The township was developed by Sime Darby Property, the property development arm of the Malaysian conglomerate, Sime Darby Berhad. The 920 acre township is planned based on the “Denai” concept which is 4.8 km of landscaped footpaths for pedestrians and non-motorised vehicles. The Denai concept was inspired by traditional Malay kampong communal living and a low-density development of 8 units per acre. The Denai Alam development was awarded the 2003 Planning Innovation Award by the Malaysian Institute of Planners.

Denai Alam is also notable for distressing traffic jam during peak hours every day due to terrible traffic planning at the exit heading towards the Petaling Jaya direction on Persiaran Elektron.

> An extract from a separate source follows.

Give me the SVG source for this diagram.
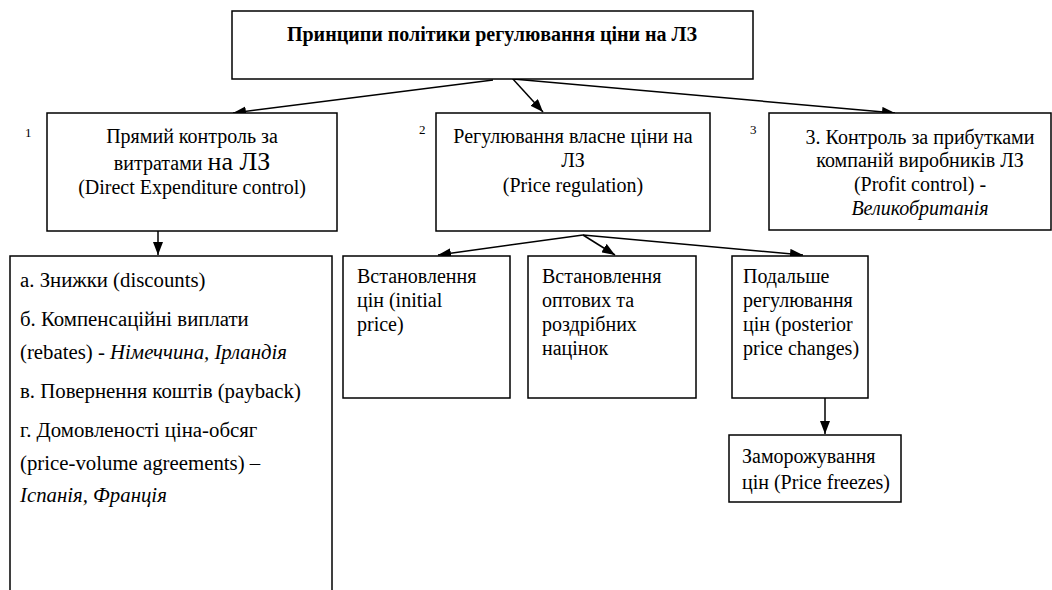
<svg xmlns="http://www.w3.org/2000/svg" width="1052" height="590" viewBox="0 0 1052 590">
<style>
.box{fill:#fff;stroke:#000;stroke-width:1.5}
.t{font-family:"Liberation Serif","Times New Roman",serif;font-size:20px;fill:#000}
.ta{font-size:20.8px}
.c{text-anchor:middle}
.b{font-weight:bold}
.i{font-style:italic}
.n{font-family:"Liberation Serif","Times New Roman",serif;font-size:13px;fill:#000}
.edge{stroke:#000;stroke-width:1.5;fill:none;marker-end:url(#ah)}
</style>
<defs>
<marker id="ah" markerUnits="userSpaceOnUse" markerWidth="13" markerHeight="10" viewBox="0 0 13 10" refX="13" refY="5" orient="auto">
<path d="M0,0 L13,5 L0,10 Z" fill="#000"/>
</marker>
</defs>
<rect width="1052" height="590" fill="#fff"/>
<g id="connectors">
<line class="edge" x1="493" y1="80" x2="233" y2="113"/>
<line class="edge" x1="512" y1="78" x2="543" y2="112"/>
<line class="edge" x1="513" y1="79" x2="895" y2="113"/>
<line class="edge" x1="158" y1="231" x2="158" y2="255"/>
<line class="edge" x1="583" y1="235" x2="438" y2="255"/>
<line class="edge" x1="583" y1="235" x2="615" y2="255"/>
<line class="edge" x1="583" y1="235" x2="803" y2="255"/>
<line class="edge" x1="825" y1="398" x2="825" y2="434"/>
</g>
<g id="root">
<rect class="box" x="232" y="11" width="521" height="68"/>
<text class="t c b" x="492" y="41">Принципи політики регулювання ціни на ЛЗ</text>
</g>
<g id="n1">
<text class="n" x="25" y="137">1</text>
<rect class="box" x="47" y="113" width="290" height="118"/>
<text class="t c" x="192" y="143">Прямий контроль за</text>
<text class="t c" x="192" y="170">витратами <tspan style="font-size:26px">на ЛЗ</tspan></text>
<text class="t c" x="192" y="194">(Direct Expenditure control)</text>
</g>
<g id="n2">
<text class="n" x="419" y="134">2</text>
<rect class="box" x="436" y="113" width="274" height="118"/>
<text class="t c" x="573" y="143">Регулювання власне ціни на</text>
<text class="t c" x="573" y="167">ЛЗ</text>
<text class="t c" x="573" y="192">(Price regulation)</text>
</g>
<g id="n3">
<text class="n" x="750" y="134">3</text>
<rect class="box" x="769" y="113" width="282" height="117"/>
<text class="t c" x="920" y="144">3. Контроль за прибутками</text>
<text class="t c" x="920" y="167">компаній виробників ЛЗ</text>
<text class="t c" x="920" y="191">(Profit control) -</text>
<text class="t c i" x="920" y="215">Великобританія</text>
</g>
<g id="n1a">
<rect class="box" x="10" y="256" width="322" height="345"/>
<text class="t ta" x="20" y="287">а. Знижки (discounts)</text>
<text class="t ta" x="20" y="326">б. Компенсаційні виплати</text>
<text class="t ta" x="20" y="359">(rebates) - <tspan class="i">Німеччина, Ірландія</tspan></text>
<text class="t ta" x="20" y="398">в. Повернення коштів (payback)</text>
<text class="t ta" x="20" y="437">г. Домовленості ціна-обсяг</text>
<text class="t ta" x="20" y="470">(price-volume agreements) –</text>
<text class="t ta i" x="20" y="502">Іспанія, Франція</text>
</g>
<g id="n2a">
<rect class="box" x="343" y="256" width="167" height="142"/>
<text class="t" x="357" y="283">Встановлення</text>
<text class="t" x="357" y="307">цін (initial</text>
<text class="t" x="357" y="331">price)</text>
</g>
<g id="n2b">
<rect class="box" x="528" y="256" width="168" height="142"/>
<text class="t" x="542" y="283">Встановлення</text>
<text class="t" x="542" y="307">оптових та</text>
<text class="t" x="542" y="331">роздрібних</text>
<text class="t" x="542" y="355">націнок</text>
</g>
<g id="n2c">
<rect class="box" x="732" y="256" width="136" height="142"/>
<text class="t" x="743" y="283">Подальше</text>
<text class="t" x="743" y="307">регулювання</text>
<text class="t" x="743" y="331">цін (posterior</text>
<text class="t" x="743" y="355">price changes)</text>
</g>
<g id="n2c1">
<rect class="box" x="729" y="435" width="172" height="67"/>
<text class="t" x="742" y="463">Заморожування</text>
<text class="t" x="742" y="489">цін (Price freezes)</text>
</g>
</svg>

This was partly due to mis-planned crossroads with prolonged traffic lights sessions and growing number of residents, which implies high traffic volume.

==Access==
Denai Alam can be accessed from major population centres in Klang Valley either through the Guthrie Corridor Expressway which in turn is connected to the New Klang Valley Expressway, or the NKVE and the North–South Expressway Central Link, NSECL , (Lebuhraya Utara Selatan Hubungan Tengah) also known as the ELITE Highway or via State Road B9, more popularly known as Jalan Sungai Buloh.

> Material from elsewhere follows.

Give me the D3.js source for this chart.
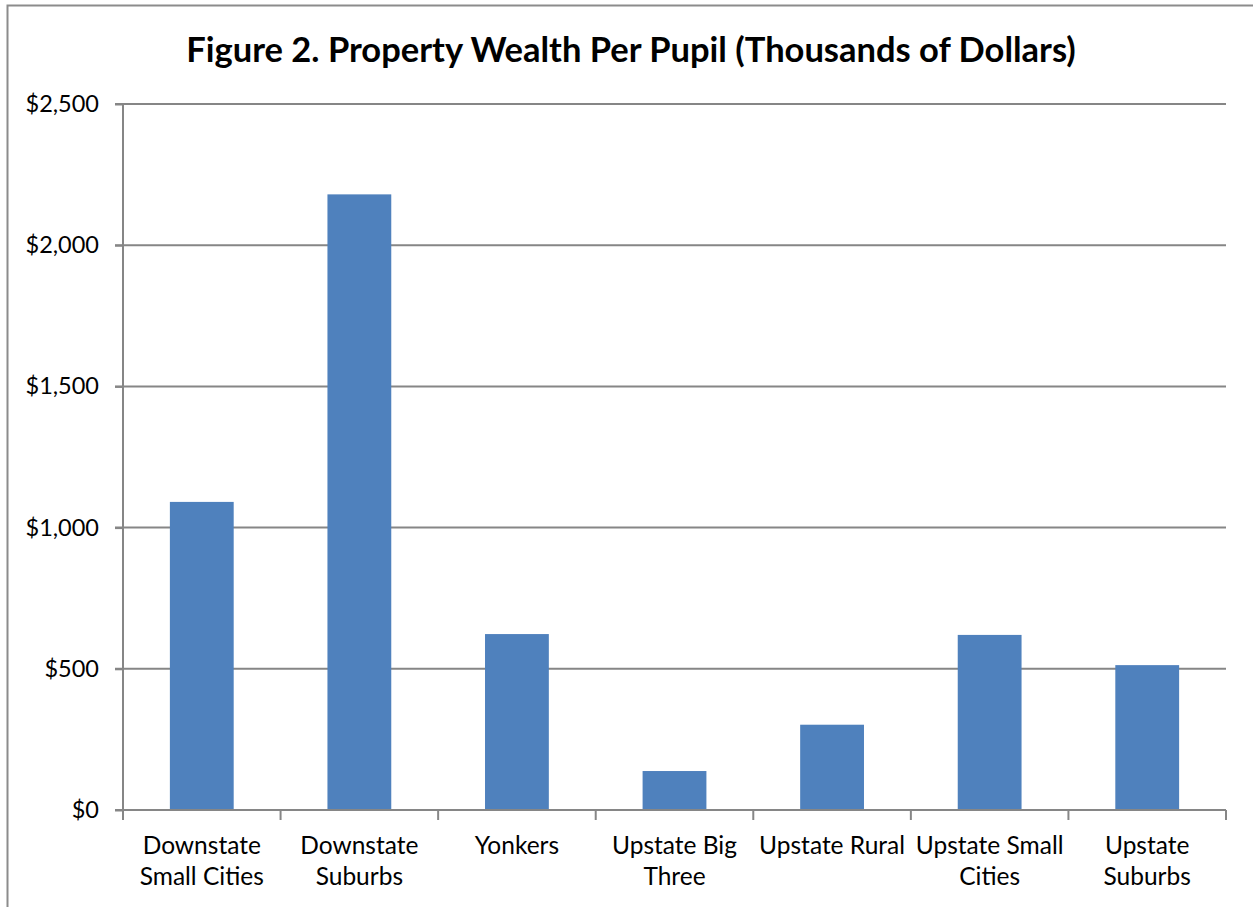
<!DOCTYPE html>
<html>
<head>
<meta charset="utf-8">
<script src="https://cdn.jsdelivr.net/npm/d3@7"></script>
<style>
  body { margin: 0; background: #fff; }
  text { font-family: Lato, "Open Sans", sans-serif; fill: #000; }
</style>
</head>
<body>
<div id="chart"></div>
<script>
var width = 1253,
    height = 907;

var categories = [
  ["Downstate", "Small Cities"],
  ["Downstate", "Suburbs"],
  ["Yonkers"],
  ["Upstate Big", "Three"],
  ["Upstate Rural"],
  ["Upstate Small", "Cities"],
  ["Upstate", "Suburbs"]
];
var values = [1091, 2180, 623, 138, 302, 620, 513];
var yTicks = [0, 500, 1000, 1500, 2000, 2500];

var margin = {top: 104, right: 27, bottom: 97, left: 123};

var svg = d3.select("#chart").append("svg")
    .attr("width", width)
    .attr("height", height);

// outer chart border
svg.append("rect")
    .attr("x", 7.5)
    .attr("y", 5.5)
    .attr("width", width)
    .attr("height", height)
    .attr("fill", "none")
    .attr("stroke", "#8c8c8c")
    .attr("stroke-width", 2);

svg.append("text")
    .attr("x", 631)
    .attr("y", 62)
    .attr("text-anchor", "middle")
    .style("font-size", "34.5px")
    .style("font-weight", "bold")
    .text("Figure 2. Property Wealth Per Pupil (Thousands of Dollars)");

var g = svg.append("g")
    .attr("transform", "translate(" + margin.left + "," + margin.top + ")");

var w = width - margin.left - margin.right,
    h = height - margin.top - margin.bottom;

var x = d3.scaleBand()
    .domain(d3.range(values.length))
    .range([0, w]);

var y = d3.scaleLinear()
    .domain([0, 2500])
    .range([h, 0]);

// gridlines
g.selectAll("line.grid")
    .data(yTicks.slice(1))
  .enter().append("line")
    .attr("class", "grid")
    .attr("x1", -8)
    .attr("x2", w)
    .attr("y1", function(d) { return y(d); })
    .attr("y2", function(d) { return y(d); })
    .attr("stroke", "#868686")
    .attr("stroke-width", 2);

// bars
var barW = x.bandwidth() * 0.405;
g.selectAll("rect.bar")
    .data(values)
  .enter().append("rect")
    .attr("class", "bar")
    .attr("x", function(d, i) { return x(i) + (x.bandwidth() - barW) / 2; })
    .attr("y", function(d) { return y(d); })
    .attr("width", barW)
    .attr("height", function(d) { return h - y(d); })
    .attr("fill", "#4f81bd");

// y axis
var yAxis = g.append("g")
    .call(d3.axisLeft(y).tickValues(yTicks).tickSize(8).tickPadding(16)
      .tickFormat(function(d) { return "$" + d3.format(",")(d); }));
yAxis.select(".domain").attr("stroke", "#868686").attr("stroke-width", 2).attr("d", "M0," + (h + 0.5) + "V0");
yAxis.selectAll(".tick line").attr("stroke", "#868686").attr("stroke-width", 2);
yAxis.selectAll(".tick text").style("font-size", "23.5px").style("font-family", "Lato, sans-serif").attr("fill", "#000");

// x axis
var xAxis = g.append("g")
    .attr("transform", "translate(0," + h + ")");
xAxis.append("line")
    .attr("x1", -8).attr("x2", w)
    .attr("stroke", "#868686").attr("stroke-width", 2);
xAxis.selectAll("line.tick")
    .data(d3.range(values.length + 1))
  .enter().append("line")
    .attr("class", "tick")
    .attr("x1", function(d) { return d < values.length ? x(d) : w; })
    .attr("x2", function(d) { return d < values.length ? x(d) : w; })
    .attr("y1", 0).attr("y2", 10)
    .attr("stroke", "#868686").attr("stroke-width", 2);

var labels = xAxis.selectAll("text.cat")
    .data(categories)
  .enter().append("text")
    .attr("class", "cat")
    .attr("text-anchor", "middle")
    .attr("x", function(d, i) { return x(i) + x.bandwidth() / 2; })
    .attr("y", 44)
    .style("font-size", "24.5px");
labels.selectAll("tspan")
    .data(function(d) { return d; })
  .enter().append("tspan")
    .attr("x", function() { return d3.select(this.parentNode).attr("x"); })
    .attr("dy", function(d, i) { return i === 0 ? 0 : 31; })
    .text(function(d) { return d; });
</script>
</body>
</html>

===Public transportation===
The MRT feeder bus route T772 from MRT Kwasa Sentral station (previously RapidKL bus route T772 from Subang Airport) serve the Denai Alam commercial centre. Aside from that the SA10 bus route know has several bus stops in Denai Alam, allowing access to several secondary schools, namely, SMK Bukit Jelutong and SMK Kampung Melayu Subang.

==Public amenities==
Based on the development plan, a mosque, a police station, a fire station, two community halls, primary and secondary schools will be built.